Although there are many paths to reproductive success, IVF is usually the fastest road to success. However, not all patients are thrilled about taking that road as the use of stimulation drugs can be intimidating to say the least. Our extensive experience in Natural Cycle IVF has been so encouraging that it makes one reassess how to counsel patients who are considering other options such as clomid/IUI or gonadotropin/IUI treatment cycles. Although our initial inclination was to encourage Natural Cycle IVF mainly in patients < 35 years old with well-defined fertility issues, our results suggest that success can be obtained in older patients and in those with unexplained infertility. Clearly pregnancy rates will be higher in patients < 40 years old but our current record holder was 47 years old with 4 failed stimulated cycle IVF attempts prior to achieving an ongoing pregnancy with Natural Cycle IVF. Go figure.
I spent over an hour on the phone with a reporter from NPR recently.
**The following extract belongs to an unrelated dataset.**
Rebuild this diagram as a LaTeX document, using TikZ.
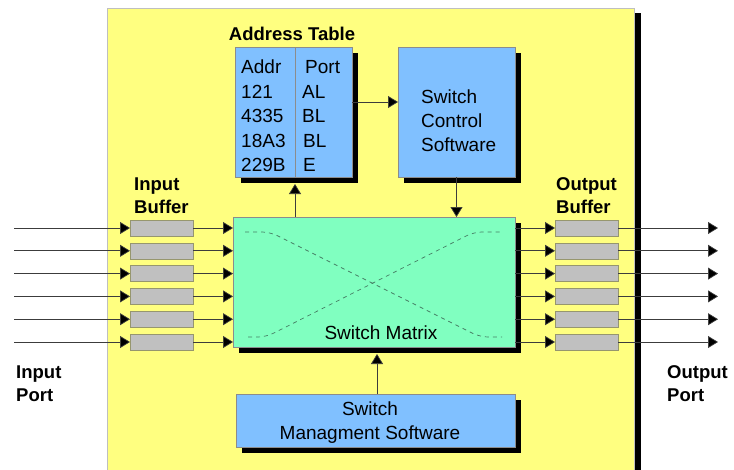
\documentclass[tikz,border=0pt]{standalone}
\usepackage{fontspec}
\setmainfont{Liberation Sans}
\usetikzlibrary{arrows.meta,shadows}
\definecolor{bgyel}{RGB}{255,255,128}
\definecolor{boxblue}{RGB}{128,192,255}
\definecolor{matgreen}{RGB}{128,255,192}
\definecolor{bufgray}{RGB}{192,192,192}
\definecolor{bufedge}{RGB}{150,150,110}
\definecolor{dashgreen}{RGB}{70,125,100}
\definecolor{lineclr}{RGB}{60,60,60}
\begin{document}
\begin{tikzpicture}[x=1pt,y=-1pt,
  box/.style={draw=black!45, line width=0.6pt, inner sep=0pt, outer sep=0pt, anchor=north west,
    drop shadow={shadow xshift=6pt, shadow yshift=-6pt, fill=black, opacity=1}},
  bufbox/.style={draw=bufedge, line width=0.6pt, fill=bufgray, minimum width=63pt, minimum height=16pt, inner sep=0pt, outer sep=0pt},
  txt/.style={inner sep=0pt, font=\fontsize{19}{24}\selectfont},
  btxt/.style={inner sep=0pt, font=\fontsize{18.5}{23}\selectfont\bfseries},
  arr/.style={draw=lineclr, line width=0.7pt, -{Triangle[length=10pt,width=12pt,fill=black]}},
  dpath/.style={draw=dashgreen, line width=0.7pt, dash pattern=on 4pt off 4pt, rounded corners=8pt}]
\useasboundingbox (0,0) rectangle (734,469);
\fill[white] (0,0) rectangle (734,469);

% background panel
\node[box, draw=black!25, fill=bgyel, minimum width=527pt, minimum height=470pt,
  drop shadow={shadow xshift=7pt, shadow yshift=-5pt, fill=black, opacity=1}] (bg) at (107,8) {};

% boxes
\node[box, fill=boxblue, minimum width=117pt, minimum height=130pt] (at) at (235,47) {};
\draw[line width=0.6pt, draw=black!45] (295,47) -- (295,177);
\node[box, fill=boxblue, minimum width=117pt, minimum height=130pt] (sc) at (398,47) {};
\node[box, fill=matgreen, minimum width=282pt, minimum height=130pt] (sm) at (233,217) {};
\node[box, fill=boxblue, minimum width=279pt, minimum height=53pt] (mg) at (236,394) {};

% dashed crossing paths in the matrix
\draw[dpath] (245,232) -- (270,232) -- (480,337) -- (502,337);
\draw[dpath] (248,337) -- (266,337) -- (474,232) -- (502,232);

% texts
\node[btxt] (attitle) at (292,34) {Address Table};
\foreach \r/\p/\px [count=\k from 0] in {Addr/Port/305, 121/AL/302, 4335/BL/302, 18A3/BL/303, 229B/E/303} {
  \pgfmathsetmacro\yy{67+24.5*\k}
  \node[txt, anchor=west] (addr\k) at (241,\yy) {\r};
  \node[txt, anchor=west] (port\k) at (\px,\yy) {\p};
}
\node[txt, anchor=west, align=left] (sctext) at (421,121) {Switch\\Control\\Software};
\node[txt] (smtext) at (381,333) {Switch Matrix};
\node[txt, align=center] (mgtext) at (370,423) {Switch\\Managment Software};
\node[btxt, anchor=west, align=left] (iblabel) at (134,196) {Input\\Buffer};
\node[btxt, anchor=west, align=left] (oblabel) at (556,196) {Output\\Buffer};
\node[btxt, anchor=west, align=left] (iplabel) at (16,384) {Input\\Port};
\node[btxt, anchor=west, align=left] (oplabel) at (667,384) {Output\\Port};

% buffers and port lines
\foreach \i in {0,...,5} {
  \pgfmathsetmacro\yy{228+22.8*\i}
  \node[bufbox] (ib\i) at (161.5,\yy) {};
  \node[bufbox] (ob\i) at (586.5,\yy) {};
  \coordinate (in\i) at (14,\yy);
  \coordinate (out\i) at (718,\yy);
}
\foreach \i in {0,...,5} {
  \draw[arr] (in\i) -- (ib\i.west);
  \draw[arr] (ib\i.east) -- (sm.west |- ib\i.east);
  \draw[arr] (sm.east |- ob\i.west) -- (ob\i.west);
  \draw[arr] (ob\i.east) -- (out\i);
}

% control arrows
\coordinate (attip) at (295,184);
\coordinate (mgtip) at (377,354);
\draw[arr] ([yshift=10pt]at.east) -- ([yshift=10pt]sc.west);
\draw[arr] (sc.south) -- (sc.south |- sm.north);
\draw[arr] (sm.north -| attip) -- (attip);
\draw[arr] (mg.north -| mgtip) -- (mgtip);
\end{tikzpicture}
\end{document}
She was very interested in Natural Cycle IVF and was considering running a piece on the topic. However, after speaking with some other local REs who were totally dismissive of Natural Cycle IVF she stopped answering my emails. Sad but true....good news doesn't sell papers or get listeners to stick with one radio station....and we believe that Natural Cycle IVF is very good news indeed!
So although the smug answer to the Question of the Day is that everyone needs IVF...they just don't know it yet.....here is a more balanced view.
47. How do I know if I need IVF?
Not all patients need IVF or are good candidates for IVF. Thus the answer to this question can be determined only after you undergo a comprehensive infertility evaluation by your reproductive endocrinologist. Nevertheless, some situations clearly require the use of IVF. For example, women with absent or severely damaged fallopian tubes should be treated immediately with IVF. Likewise, IVF should be performed first if the male partner has very poor sperm quality. For other patients, the use of IVF may be less clear-cut, especially given that many different treatment options exist. In such cases, the doctor should discuss with the couple the pros and cons of each option, and then all parties should jointly decide on a treatment plan.